Instructions to follow: Output the first line of the listing and each line after it, up to and including the line that contains "ax1.legend(loc='upper right')", exactly as written, minus the pictures.

Dataset section:
:::
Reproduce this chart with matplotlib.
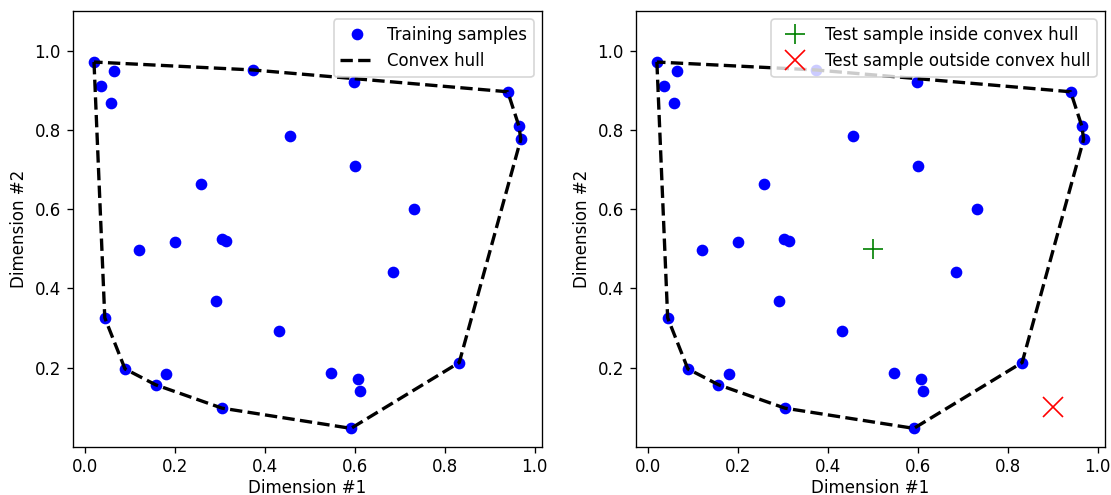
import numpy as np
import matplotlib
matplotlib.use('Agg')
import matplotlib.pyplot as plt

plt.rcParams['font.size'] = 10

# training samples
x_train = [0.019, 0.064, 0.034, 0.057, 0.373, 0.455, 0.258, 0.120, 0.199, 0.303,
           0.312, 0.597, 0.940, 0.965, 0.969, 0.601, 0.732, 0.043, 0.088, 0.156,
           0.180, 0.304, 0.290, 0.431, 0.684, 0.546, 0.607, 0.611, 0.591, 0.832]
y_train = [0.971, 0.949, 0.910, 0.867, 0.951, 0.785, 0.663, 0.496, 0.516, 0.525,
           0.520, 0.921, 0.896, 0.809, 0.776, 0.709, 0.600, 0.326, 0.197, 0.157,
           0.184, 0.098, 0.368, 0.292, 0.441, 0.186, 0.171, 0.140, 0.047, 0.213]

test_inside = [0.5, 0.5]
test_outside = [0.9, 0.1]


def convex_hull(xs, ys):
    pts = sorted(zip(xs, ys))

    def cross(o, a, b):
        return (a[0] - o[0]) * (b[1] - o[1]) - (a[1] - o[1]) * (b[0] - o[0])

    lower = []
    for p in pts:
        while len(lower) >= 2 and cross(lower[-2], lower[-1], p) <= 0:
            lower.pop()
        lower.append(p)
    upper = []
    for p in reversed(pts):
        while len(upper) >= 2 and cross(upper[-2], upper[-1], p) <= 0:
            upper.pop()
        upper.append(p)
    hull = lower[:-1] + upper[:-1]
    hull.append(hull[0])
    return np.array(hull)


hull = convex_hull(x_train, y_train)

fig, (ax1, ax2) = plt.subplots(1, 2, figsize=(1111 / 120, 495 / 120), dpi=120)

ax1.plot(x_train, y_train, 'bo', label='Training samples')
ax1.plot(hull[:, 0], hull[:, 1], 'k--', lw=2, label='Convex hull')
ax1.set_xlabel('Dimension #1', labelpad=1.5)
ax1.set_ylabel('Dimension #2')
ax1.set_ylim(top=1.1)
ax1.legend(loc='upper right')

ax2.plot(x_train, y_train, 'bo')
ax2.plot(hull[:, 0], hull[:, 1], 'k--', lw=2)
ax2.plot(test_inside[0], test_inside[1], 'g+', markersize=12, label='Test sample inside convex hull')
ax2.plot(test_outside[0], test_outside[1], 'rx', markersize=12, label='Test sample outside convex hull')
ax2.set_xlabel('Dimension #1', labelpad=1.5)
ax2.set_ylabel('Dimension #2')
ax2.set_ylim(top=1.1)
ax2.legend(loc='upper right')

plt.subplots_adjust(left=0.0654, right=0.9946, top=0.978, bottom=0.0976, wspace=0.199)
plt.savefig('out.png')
:::
Task output:
Reproduce this chart with matplotlib.
import numpy as np
import matplotlib
matplotlib.use('Agg')
import matplotlib.pyplot as plt

plt.rcParams['font.size'] = 10

# training samples
x_train = [0.019, 0.064, 0.034, 0.057, 0.373, 0.455, 0.258, 0.120, 0.199, 0.303,
           0.312, 0.597, 0.940, 0.965, 0.969, 0.601, 0.732, 0.043, 0.088, 0.156,
           0.180, 0.304, 0.290, 0.431, 0.684, 0.546, 0.607, 0.611, 0.591, 0.832]
y_train = [0.971, 0.949, 0.910, 0.867, 0.951, 0.785, 0.663, 0.496, 0.516, 0.525,
           0.520, 0.921, 0.896, 0.809, 0.776, 0.709, 0.600, 0.326, 0.197, 0.157,
           0.184, 0.098, 0.368, 0.292, 0.441, 0.186, 0.171, 0.140, 0.047, 0.213]

test_inside = [0.5, 0.5]
test_outside = [0.9, 0.1]


def convex_hull(xs, ys):
    pts = sorted(zip(xs, ys))

    def cross(o, a, b):
        return (a[0] - o[0]) * (b[1] - o[1]) - (a[1] - o[1]) * (b[0] - o[0])

    lower = []
    for p in pts:
        while len(lower) >= 2 and cross(lower[-2], lower[-1], p) <= 0:
            lower.pop()
        lower.append(p)
    upper = []
    for p in reversed(pts):
        while len(upper) >= 2 and cross(upper[-2], upper[-1], p) <= 0:
            upper.pop()
        upper.append(p)
    hull = lower[:-1] + upper[:-1]
    hull.append(hull[0])
    return np.array(hull)


hull = convex_hull(x_train, y_train)

fig, (ax1, ax2) = plt.subplots(1, 2, figsize=(1111 / 120, 495 / 120), dpi=120)

ax1.plot(x_train, y_train, 'bo', label='Training samples')
ax1.plot(hull[:, 0], hull[:, 1], 'k--', lw=2, label='Convex hull')
ax1.set_xlabel('Dimension #1', labelpad=1.5)
ax1.set_ylabel('Dimension #2')
ax1.set_ylim(top=1.1)
ax1.legend(loc='upper right')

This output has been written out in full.